### REQUIRED TASK:
Gather all lines with "this" from the records.

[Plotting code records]
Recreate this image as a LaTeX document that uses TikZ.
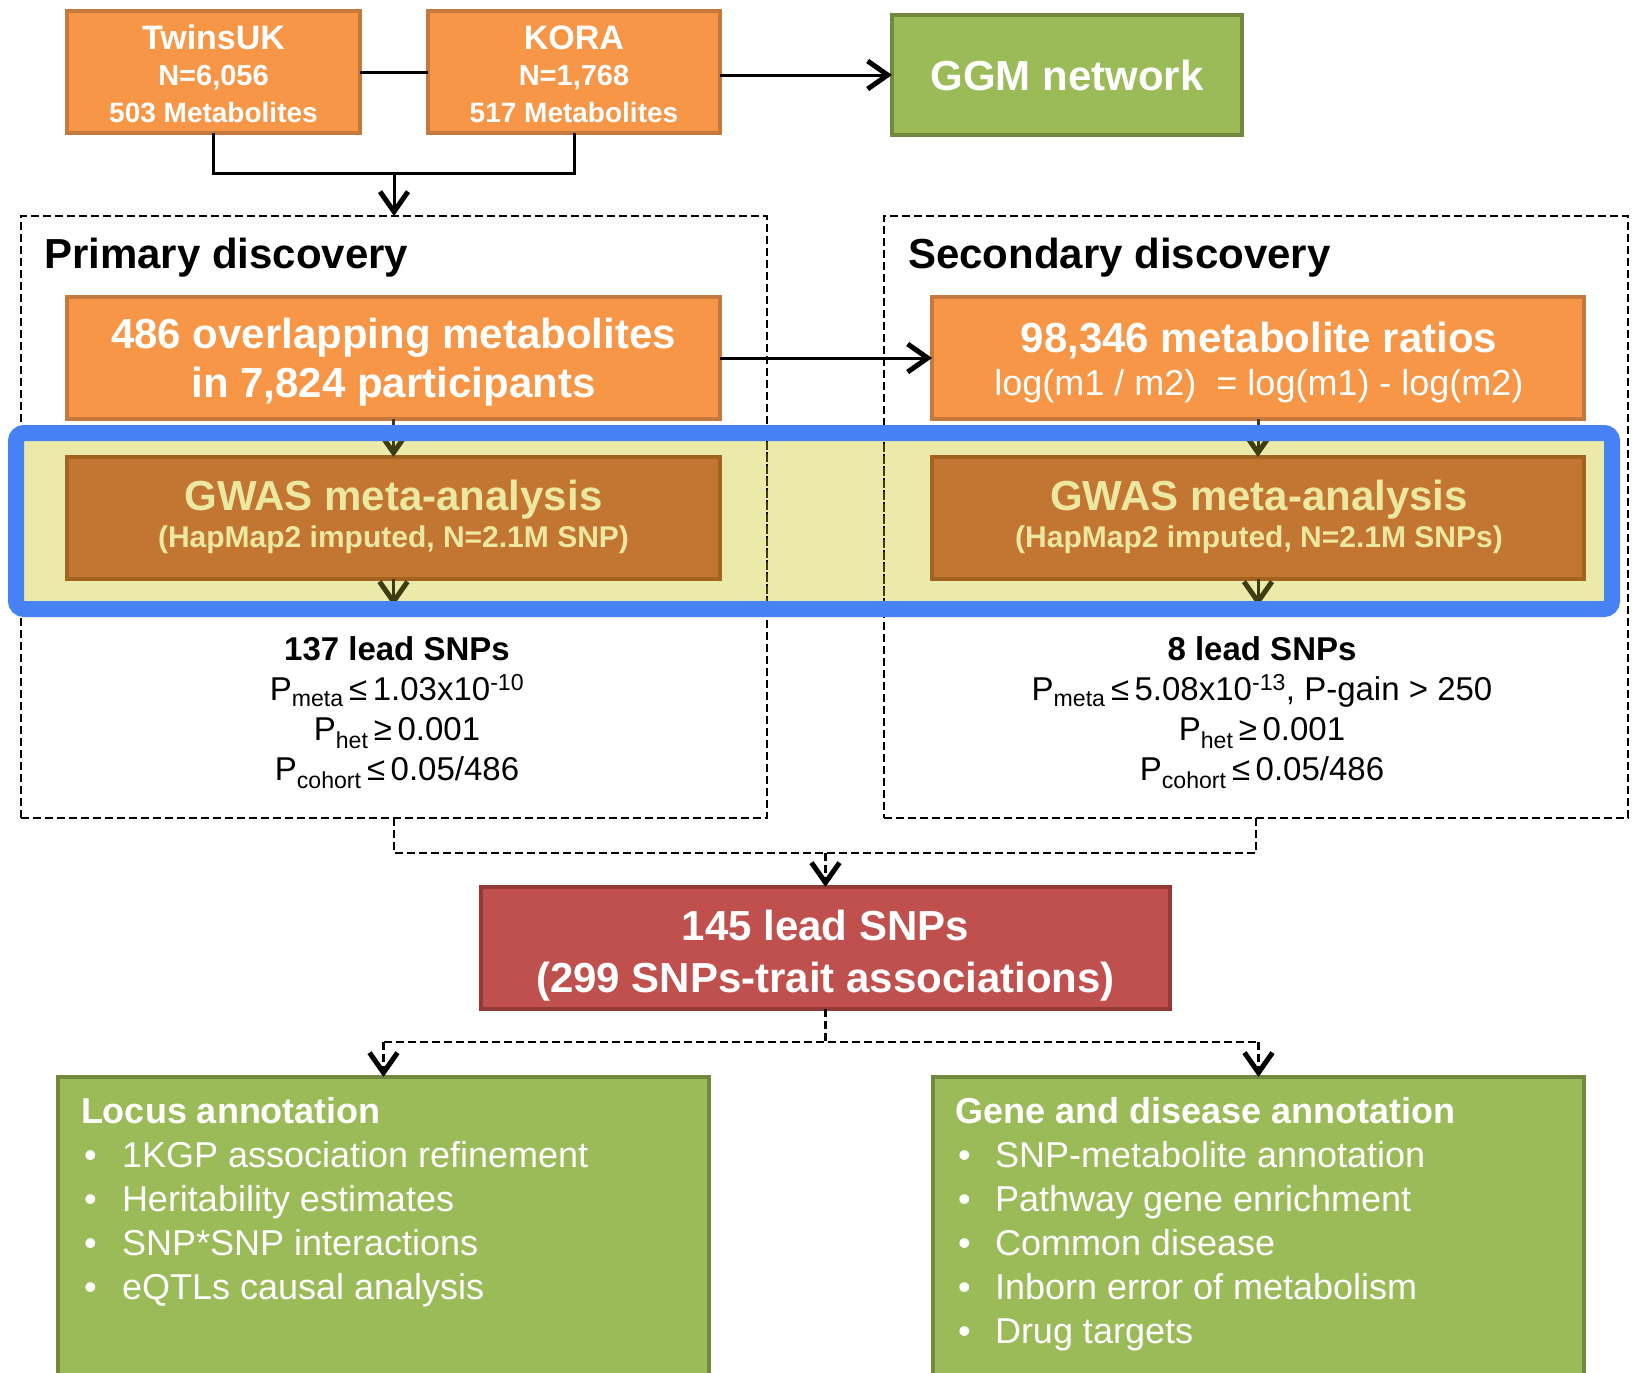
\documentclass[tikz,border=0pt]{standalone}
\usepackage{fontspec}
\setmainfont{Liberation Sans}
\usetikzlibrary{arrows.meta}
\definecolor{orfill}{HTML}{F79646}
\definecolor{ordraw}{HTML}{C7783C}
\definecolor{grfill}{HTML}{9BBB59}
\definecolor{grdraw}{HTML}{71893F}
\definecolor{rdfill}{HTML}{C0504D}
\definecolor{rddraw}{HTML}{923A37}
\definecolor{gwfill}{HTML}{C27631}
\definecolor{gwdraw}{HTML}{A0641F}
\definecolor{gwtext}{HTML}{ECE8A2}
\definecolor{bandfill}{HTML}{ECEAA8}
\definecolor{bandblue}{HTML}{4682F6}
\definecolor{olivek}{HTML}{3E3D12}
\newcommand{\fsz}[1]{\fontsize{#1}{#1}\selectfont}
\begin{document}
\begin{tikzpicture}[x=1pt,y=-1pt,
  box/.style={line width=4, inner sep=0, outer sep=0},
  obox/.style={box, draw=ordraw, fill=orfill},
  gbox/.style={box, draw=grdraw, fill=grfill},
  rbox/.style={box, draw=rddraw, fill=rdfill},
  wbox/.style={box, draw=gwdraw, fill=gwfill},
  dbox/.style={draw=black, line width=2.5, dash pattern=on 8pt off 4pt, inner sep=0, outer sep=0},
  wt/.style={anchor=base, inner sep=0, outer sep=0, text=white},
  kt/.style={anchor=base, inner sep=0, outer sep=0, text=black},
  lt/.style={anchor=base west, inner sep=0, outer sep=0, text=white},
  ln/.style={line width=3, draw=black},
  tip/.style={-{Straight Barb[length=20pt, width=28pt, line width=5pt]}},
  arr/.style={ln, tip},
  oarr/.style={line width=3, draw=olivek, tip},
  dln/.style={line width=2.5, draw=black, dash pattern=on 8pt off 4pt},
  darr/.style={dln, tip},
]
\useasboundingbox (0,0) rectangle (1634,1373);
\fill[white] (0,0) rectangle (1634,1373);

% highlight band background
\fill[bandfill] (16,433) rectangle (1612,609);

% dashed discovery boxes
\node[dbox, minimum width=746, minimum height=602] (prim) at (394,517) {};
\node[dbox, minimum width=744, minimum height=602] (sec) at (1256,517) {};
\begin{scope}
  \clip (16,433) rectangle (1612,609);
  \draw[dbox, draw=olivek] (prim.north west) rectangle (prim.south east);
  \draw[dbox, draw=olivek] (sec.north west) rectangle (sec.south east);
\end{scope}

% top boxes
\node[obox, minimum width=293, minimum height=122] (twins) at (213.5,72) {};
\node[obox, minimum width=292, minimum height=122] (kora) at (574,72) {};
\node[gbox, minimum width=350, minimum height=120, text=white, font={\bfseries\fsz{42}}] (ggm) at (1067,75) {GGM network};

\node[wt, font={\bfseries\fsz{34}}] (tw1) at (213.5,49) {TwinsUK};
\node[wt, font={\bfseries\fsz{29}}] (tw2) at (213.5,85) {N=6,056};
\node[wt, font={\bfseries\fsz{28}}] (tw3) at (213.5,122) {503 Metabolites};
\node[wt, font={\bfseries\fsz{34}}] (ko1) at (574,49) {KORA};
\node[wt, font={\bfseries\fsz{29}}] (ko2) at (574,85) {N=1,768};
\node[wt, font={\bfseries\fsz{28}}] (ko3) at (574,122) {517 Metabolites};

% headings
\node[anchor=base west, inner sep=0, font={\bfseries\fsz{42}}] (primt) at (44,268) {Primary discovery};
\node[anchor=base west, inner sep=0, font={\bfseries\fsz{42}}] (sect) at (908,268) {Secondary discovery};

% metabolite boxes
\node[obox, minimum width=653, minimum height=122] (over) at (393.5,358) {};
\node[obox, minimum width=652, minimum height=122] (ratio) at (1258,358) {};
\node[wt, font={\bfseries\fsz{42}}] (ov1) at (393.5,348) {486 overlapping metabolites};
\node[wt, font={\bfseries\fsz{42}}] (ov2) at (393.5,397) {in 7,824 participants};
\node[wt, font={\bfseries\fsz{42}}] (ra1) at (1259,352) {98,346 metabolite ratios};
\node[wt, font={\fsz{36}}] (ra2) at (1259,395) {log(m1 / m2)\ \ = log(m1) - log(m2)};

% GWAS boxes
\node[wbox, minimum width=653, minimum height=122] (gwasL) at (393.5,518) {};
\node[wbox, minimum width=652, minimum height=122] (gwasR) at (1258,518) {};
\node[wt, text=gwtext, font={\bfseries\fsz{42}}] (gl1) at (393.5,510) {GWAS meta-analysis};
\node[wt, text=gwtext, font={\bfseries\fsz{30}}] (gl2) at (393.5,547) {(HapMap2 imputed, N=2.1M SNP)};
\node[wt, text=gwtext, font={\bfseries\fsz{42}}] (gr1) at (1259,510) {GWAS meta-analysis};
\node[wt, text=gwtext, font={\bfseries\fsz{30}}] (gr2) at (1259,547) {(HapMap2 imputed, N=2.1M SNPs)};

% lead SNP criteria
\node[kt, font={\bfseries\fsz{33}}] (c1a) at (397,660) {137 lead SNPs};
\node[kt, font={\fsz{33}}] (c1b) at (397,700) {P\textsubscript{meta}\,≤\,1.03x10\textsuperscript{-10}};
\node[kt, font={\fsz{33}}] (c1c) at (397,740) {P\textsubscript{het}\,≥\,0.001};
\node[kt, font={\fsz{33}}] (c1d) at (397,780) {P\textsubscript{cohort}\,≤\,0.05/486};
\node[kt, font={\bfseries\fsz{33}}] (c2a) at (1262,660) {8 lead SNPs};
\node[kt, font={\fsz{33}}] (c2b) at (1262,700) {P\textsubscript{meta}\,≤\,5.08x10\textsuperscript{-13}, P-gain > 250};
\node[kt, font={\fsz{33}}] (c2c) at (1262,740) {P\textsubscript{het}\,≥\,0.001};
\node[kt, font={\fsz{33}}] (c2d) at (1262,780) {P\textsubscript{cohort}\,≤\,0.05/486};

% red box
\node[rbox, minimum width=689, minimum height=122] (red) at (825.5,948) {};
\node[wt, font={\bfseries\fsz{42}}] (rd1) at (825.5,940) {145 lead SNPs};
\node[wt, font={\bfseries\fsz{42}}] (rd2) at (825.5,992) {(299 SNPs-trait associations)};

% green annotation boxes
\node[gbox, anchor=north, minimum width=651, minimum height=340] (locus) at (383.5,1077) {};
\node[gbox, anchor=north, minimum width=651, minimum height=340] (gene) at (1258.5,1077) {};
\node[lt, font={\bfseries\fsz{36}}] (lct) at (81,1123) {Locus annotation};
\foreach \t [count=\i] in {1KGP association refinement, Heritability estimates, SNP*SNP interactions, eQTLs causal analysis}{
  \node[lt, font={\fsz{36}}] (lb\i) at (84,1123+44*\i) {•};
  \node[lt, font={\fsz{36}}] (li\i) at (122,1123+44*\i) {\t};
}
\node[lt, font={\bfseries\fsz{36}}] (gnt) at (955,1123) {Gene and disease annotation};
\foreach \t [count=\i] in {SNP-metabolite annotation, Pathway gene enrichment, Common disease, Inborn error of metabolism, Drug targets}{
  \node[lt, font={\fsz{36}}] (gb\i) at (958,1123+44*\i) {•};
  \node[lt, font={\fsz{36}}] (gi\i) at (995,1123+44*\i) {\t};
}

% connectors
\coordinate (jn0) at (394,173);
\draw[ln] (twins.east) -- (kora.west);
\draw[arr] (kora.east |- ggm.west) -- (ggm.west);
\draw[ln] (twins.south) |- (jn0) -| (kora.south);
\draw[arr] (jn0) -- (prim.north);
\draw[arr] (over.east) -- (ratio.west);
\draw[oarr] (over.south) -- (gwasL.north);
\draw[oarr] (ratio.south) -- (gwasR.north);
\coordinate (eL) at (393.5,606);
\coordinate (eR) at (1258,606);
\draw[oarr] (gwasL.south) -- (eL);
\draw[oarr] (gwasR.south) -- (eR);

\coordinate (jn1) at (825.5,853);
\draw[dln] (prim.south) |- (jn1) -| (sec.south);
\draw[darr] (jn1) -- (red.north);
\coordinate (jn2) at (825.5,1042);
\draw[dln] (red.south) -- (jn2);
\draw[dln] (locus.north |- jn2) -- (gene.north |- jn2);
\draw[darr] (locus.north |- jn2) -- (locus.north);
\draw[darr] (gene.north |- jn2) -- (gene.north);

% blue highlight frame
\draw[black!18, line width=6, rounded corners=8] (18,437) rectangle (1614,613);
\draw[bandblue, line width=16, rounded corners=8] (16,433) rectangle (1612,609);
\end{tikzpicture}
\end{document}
---
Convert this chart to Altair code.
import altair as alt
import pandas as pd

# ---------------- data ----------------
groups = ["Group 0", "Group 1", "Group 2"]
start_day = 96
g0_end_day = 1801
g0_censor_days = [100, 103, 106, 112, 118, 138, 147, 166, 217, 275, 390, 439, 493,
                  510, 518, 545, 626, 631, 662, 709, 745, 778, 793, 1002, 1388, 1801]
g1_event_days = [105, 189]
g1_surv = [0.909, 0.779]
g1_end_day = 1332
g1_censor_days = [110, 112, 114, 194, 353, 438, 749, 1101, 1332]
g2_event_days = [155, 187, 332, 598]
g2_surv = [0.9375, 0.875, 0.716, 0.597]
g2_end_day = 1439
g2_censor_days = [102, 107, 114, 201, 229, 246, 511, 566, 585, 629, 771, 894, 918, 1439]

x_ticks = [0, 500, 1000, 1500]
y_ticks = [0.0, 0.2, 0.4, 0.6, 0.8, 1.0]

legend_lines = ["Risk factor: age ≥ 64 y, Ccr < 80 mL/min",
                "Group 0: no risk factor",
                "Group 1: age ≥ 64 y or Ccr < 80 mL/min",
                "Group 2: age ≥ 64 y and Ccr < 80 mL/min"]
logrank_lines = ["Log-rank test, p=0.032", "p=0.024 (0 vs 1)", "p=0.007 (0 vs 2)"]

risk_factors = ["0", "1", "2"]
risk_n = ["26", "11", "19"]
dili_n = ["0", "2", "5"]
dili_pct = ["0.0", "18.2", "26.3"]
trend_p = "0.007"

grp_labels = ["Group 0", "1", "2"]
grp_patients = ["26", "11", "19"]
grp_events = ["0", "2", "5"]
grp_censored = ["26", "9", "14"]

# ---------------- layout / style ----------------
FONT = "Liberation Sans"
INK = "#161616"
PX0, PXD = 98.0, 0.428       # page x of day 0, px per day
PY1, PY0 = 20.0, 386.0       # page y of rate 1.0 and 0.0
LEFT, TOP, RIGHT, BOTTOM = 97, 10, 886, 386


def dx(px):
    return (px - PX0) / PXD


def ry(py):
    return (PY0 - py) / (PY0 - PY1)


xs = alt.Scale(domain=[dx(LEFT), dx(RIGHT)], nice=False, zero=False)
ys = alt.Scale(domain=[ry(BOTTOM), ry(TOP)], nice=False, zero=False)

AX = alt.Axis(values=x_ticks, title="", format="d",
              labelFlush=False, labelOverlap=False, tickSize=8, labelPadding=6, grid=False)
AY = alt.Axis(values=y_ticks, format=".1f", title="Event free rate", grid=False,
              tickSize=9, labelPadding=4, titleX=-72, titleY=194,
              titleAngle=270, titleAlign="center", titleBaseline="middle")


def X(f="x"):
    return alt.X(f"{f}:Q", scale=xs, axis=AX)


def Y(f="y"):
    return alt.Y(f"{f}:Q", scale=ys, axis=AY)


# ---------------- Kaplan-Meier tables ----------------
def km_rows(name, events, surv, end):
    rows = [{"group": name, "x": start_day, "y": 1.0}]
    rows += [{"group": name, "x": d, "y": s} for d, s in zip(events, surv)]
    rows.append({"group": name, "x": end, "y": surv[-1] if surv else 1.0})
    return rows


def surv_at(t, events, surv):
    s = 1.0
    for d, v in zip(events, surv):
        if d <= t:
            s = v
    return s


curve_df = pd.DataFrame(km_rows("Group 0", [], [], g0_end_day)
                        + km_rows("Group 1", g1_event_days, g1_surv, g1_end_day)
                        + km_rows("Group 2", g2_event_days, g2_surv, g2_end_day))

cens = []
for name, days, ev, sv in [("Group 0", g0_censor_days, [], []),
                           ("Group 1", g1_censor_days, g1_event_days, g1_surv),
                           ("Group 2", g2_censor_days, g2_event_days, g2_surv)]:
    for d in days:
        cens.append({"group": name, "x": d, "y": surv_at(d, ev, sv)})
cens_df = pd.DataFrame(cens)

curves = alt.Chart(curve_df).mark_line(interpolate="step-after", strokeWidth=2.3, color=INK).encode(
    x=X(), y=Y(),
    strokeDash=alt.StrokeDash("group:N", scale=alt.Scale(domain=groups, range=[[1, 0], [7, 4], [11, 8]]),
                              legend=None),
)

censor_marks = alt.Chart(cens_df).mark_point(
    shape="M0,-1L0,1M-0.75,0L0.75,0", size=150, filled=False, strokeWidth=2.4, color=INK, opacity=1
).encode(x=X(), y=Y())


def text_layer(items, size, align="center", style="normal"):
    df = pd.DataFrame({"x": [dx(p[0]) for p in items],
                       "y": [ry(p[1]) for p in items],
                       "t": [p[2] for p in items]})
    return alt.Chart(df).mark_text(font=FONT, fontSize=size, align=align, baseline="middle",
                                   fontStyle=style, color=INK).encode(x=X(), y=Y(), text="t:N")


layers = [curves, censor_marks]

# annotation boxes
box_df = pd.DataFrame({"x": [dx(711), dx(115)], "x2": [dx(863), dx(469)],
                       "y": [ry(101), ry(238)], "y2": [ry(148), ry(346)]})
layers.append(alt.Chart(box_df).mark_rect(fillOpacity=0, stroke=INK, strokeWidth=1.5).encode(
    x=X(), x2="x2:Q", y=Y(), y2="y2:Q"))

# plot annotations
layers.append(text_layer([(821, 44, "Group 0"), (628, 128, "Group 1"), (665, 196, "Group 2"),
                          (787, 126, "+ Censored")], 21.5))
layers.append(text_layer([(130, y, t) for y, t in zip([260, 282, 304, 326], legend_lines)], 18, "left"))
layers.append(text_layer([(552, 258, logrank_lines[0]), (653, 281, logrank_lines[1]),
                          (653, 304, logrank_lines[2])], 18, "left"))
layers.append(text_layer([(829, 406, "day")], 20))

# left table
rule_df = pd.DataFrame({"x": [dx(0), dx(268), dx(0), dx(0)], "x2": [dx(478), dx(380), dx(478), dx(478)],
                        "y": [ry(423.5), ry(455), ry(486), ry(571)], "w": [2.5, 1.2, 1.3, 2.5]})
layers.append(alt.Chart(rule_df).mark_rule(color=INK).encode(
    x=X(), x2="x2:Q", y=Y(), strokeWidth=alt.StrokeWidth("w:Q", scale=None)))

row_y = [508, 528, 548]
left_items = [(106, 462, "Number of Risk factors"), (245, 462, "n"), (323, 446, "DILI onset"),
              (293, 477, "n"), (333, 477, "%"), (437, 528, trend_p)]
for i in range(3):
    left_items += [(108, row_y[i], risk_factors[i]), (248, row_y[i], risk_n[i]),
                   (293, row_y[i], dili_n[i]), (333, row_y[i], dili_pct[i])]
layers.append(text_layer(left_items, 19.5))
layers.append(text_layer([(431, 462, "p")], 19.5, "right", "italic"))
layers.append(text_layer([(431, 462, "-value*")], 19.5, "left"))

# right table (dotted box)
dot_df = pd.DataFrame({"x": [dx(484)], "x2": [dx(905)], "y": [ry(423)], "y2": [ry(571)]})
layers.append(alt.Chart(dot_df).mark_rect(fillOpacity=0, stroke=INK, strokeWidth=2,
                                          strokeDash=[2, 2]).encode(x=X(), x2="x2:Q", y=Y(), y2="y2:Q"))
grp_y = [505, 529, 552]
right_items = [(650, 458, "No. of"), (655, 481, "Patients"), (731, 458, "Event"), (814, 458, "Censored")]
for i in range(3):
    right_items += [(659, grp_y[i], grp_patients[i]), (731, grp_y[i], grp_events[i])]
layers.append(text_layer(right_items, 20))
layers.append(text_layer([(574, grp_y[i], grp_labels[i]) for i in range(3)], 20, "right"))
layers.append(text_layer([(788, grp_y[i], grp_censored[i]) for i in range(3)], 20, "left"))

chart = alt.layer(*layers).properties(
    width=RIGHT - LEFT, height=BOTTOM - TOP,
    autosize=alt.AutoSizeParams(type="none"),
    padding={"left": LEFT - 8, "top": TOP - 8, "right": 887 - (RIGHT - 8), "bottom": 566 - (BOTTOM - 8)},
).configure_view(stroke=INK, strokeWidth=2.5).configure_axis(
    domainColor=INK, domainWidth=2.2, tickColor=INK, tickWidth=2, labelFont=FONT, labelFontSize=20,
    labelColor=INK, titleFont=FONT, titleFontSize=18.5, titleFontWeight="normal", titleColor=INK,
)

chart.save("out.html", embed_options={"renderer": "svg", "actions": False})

### EXERCISE SOLUTION:
Recreate this image as a LaTeX document that uses TikZ.
Convert this chart to Altair code.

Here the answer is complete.